You can see for yourself all the repetitions of this poem.  They create a refrain-like pulse from line to line and stanza to stanza that rings in your ear, no matter whether you read it out loud or in silence (though I recommend trying it out loud!).  Wallace Stevens was known as a poet of colors.  Turn to almost any poem in his collected works and you'll find color to spare.  In this poem, the word itself plays a refrain-like role: repetition of the color of leaves, peacocks, hemlock, fire, bush.  It's also busy with sound: cries loud and sweeping.  The effect is totally lyrical, incantatory even.  And rhyme?  There is lots of it in this poem, just not so much at the end of a line.  The rhyming quality of this poem might best be described as swirling.  Its refrain-like language creates an effect as you read--you start to anticipate where the poem is going, at least sonically.  So much of Stevens' poetry is about the effect it has as you read.  It's a poetry of the moment in all its immediacy.

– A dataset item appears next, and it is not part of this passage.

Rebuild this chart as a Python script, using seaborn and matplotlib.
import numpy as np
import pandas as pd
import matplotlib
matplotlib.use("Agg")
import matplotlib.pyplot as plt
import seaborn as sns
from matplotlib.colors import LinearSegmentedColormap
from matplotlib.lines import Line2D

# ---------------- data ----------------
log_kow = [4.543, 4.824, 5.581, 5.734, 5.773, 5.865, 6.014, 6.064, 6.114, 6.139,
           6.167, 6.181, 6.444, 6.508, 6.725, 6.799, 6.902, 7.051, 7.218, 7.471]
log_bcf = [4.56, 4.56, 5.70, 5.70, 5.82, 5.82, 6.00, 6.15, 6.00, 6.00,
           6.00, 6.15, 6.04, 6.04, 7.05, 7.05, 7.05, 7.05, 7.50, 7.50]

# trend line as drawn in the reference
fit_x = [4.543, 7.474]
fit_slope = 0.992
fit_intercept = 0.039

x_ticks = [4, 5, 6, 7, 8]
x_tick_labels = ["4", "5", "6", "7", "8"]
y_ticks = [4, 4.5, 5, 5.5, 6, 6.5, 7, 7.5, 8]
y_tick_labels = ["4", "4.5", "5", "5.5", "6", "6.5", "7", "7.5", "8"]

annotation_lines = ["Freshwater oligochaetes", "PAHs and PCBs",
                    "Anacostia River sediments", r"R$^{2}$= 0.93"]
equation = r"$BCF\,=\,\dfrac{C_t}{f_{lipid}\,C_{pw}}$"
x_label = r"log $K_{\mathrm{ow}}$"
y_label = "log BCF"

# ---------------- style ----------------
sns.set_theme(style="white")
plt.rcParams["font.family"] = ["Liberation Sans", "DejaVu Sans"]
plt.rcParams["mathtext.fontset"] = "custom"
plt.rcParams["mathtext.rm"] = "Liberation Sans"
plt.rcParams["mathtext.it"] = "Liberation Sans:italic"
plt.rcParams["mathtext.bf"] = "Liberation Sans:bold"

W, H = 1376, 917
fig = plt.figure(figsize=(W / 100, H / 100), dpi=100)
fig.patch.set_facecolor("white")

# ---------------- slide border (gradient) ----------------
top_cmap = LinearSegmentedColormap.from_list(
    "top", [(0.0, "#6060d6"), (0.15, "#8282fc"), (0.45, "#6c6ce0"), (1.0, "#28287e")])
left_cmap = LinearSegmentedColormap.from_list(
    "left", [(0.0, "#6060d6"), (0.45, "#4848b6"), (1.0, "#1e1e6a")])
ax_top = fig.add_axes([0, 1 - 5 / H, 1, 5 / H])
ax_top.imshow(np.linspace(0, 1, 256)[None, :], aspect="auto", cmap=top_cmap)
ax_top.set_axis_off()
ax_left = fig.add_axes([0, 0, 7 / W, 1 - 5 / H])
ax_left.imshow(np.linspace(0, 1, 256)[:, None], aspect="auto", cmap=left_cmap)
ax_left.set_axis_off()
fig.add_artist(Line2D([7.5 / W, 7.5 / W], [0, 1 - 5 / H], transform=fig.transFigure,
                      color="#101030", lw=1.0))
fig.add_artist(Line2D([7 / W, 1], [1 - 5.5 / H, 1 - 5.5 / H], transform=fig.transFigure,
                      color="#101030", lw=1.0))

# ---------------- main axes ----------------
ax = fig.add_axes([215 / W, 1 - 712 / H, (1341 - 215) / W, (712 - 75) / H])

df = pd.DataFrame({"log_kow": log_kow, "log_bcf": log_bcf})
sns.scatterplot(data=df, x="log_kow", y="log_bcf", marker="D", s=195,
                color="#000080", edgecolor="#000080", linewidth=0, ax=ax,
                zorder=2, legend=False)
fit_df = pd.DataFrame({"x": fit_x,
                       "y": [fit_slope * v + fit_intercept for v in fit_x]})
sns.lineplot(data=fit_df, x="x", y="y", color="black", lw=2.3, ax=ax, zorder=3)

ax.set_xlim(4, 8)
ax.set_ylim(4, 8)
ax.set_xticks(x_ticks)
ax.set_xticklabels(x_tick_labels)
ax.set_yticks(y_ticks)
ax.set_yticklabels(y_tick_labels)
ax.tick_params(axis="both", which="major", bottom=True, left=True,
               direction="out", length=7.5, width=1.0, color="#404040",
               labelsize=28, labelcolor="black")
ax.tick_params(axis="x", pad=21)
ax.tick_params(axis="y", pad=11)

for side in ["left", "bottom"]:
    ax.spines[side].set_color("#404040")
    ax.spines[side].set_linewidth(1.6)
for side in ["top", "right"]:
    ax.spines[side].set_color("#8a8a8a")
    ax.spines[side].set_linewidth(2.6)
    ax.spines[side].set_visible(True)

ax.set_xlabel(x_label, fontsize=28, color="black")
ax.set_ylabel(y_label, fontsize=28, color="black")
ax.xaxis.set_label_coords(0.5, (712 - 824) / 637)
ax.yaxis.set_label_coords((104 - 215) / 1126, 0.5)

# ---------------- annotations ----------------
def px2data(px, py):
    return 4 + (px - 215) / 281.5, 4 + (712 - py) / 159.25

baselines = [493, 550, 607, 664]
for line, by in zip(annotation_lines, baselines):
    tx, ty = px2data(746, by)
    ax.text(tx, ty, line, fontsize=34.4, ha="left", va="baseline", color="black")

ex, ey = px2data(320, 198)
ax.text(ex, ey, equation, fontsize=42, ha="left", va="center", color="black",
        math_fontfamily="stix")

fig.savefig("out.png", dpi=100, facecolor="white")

Let's look at another kind of refrain, for comparison.  

Eldorado

  Gaily bedight,
  A gallant knight,
In sunshine and in shadow,
  Had journeyed long,
  Singing a song,
In search of Eldorado.

  But he grew old--
  This knight so bold--
And o'er his heart a shadow
  Fell as he found
  No spot of ground
That looked like Eldorado.

  And, as his strength
  Failed him at length,
He met a pilgrim shadow--
  "Shadow," said he,
  "Where can it be--
This land of Eldorado?"

  "Over the mountains
  Of the Moon,
Down the Valley of the Shadow,
  Ride, boldly ride,"
  The shadow replied,--
"If you seek for Eldorado!"

You'll probably recognize this one as an Edgar Allen Poe poem.  And you can see again the lines, phrases and words serving as refrains.  What makes this one different is that it's a narrative poem (i.e., tells a story), so the recurring images and phrases tend to relate differently to different parts of the story as it unfolds.  Each stanza ends like any poem with a traditional refrain, but in this case the refrain serves to move the action of the poem forward.  Tennyson did the same thing with his famous poem, "The Lady of Shallot."  The old Scots song, "Barbara Allen," does much the same thing.  Poe does something else here that reinforces the refrain structure: he indents the first, second, fourth and fifth lines of each stanza, without variation.  This creates a visual refrain.

So, to sum up.  Although I am interpreting "refrain" broadly here as anything that repeats, I think you can see how closely repeated phrases, words, lines and so on can create a rhythm in a poem, as well as opportunities to make and develop meaning.  I hope you see that poems with refrains don't have to rhyme, necessarily, but they SHOULD create expectation, just as the refrain of a popular song signals a return to some familiar sonic place. 

As you write your poem, try to "foresee" the expectations you're creating in your reader's mind, where the reader starts to anticipate where the poem is going and where it's going to end up.  Use that anticipation either to satisfy, please, surprise, arrest or otherwise exercise some effect on your reader.  You want your reader to feel the beat, yes, but you also want your reader to derive some meaning and feeling from the experience.